The following, unless otherwise specified, result in the taking of one drink for every observation/sighting at the Annual Conference of the American Political Science Association. The Duck of Minerva is not responsible for any liver damage or unfortunate choice of panel questions that may result after participating in this game.
- Someone wearing their conference badge at 2am or more than a mile from the actual conference site.
- Bow-ties.
- Observing two people talking where one person is looking over their shoulder for someone more important.
- Someone carrying their own book around.
- Young scholar gushing in the present of a senior scholar (+1 drink bonus if that senior scholar is looking over his/her shoulder for someone more important as per #3).

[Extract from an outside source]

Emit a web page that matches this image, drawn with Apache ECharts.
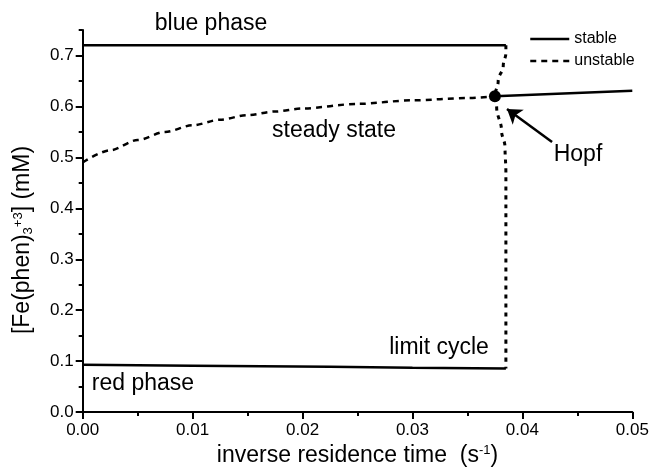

- Running into someone who knows you, but you have no idea who they are. (Alternatively, going up to someone you know to talk to them and then realizing that they have no idea who you are. +1 if they are looking for someone more important as per #3).
- Running into your grad school nemesis/an old flame /unfortunate conference one-night stand.
- Any question longer than 2 minutes, or where any individual actually has no question but just wants to talk a lot. (+1 if there is less than one minute left before the lunch break starts.)
- A panel with no questions.
- A panel where the number of panelists outnumber the audience (Easy!)
- Finding someone who goes to a panel every session. (Hard!)
- Academic fist-fight (where insult to a scholar where he/she is in the room); Academic catfight (where the insult to a scholar is given where he/she is at the conference, but not in the room) (+1 drink for actual fist-fight).
- Hung-over presenter (+1 if possibly still drunk).
- iPad (+1 if academic is clearly searching for ‘illicit material’ on observed iPad)
- A poster presentation that was clearly designed the night before in a fit of panic (ie: with crayons on hotel bar napkins.)
- Panelist drinking something that is clearly other than water (+1 if any condition in #13 applies).
- Exhibit hall stalker (someone clearly trying to meet all of the people they came to see in front of the book hall entrance or beside the Cambridge University Press booth (+1 if eating all of the chocolates from CQ Press).
- Desperate/lonely Liberty Fund/Heritage Institute representative trying to make eye-contact with you.
- Finding a book that you have endorsed in the book hall that you actually haven’t read.
- Meeting someone not actually giving a paper on American electoral studies.
I would like to thank the many contributors to this list which was established over the course of the weekend at the APSA Conference in Washington DC. I’m assuming most would like to stay anonymous for various reasons. Suggestions welcome – particularly for the ISA edition that will be coming this March.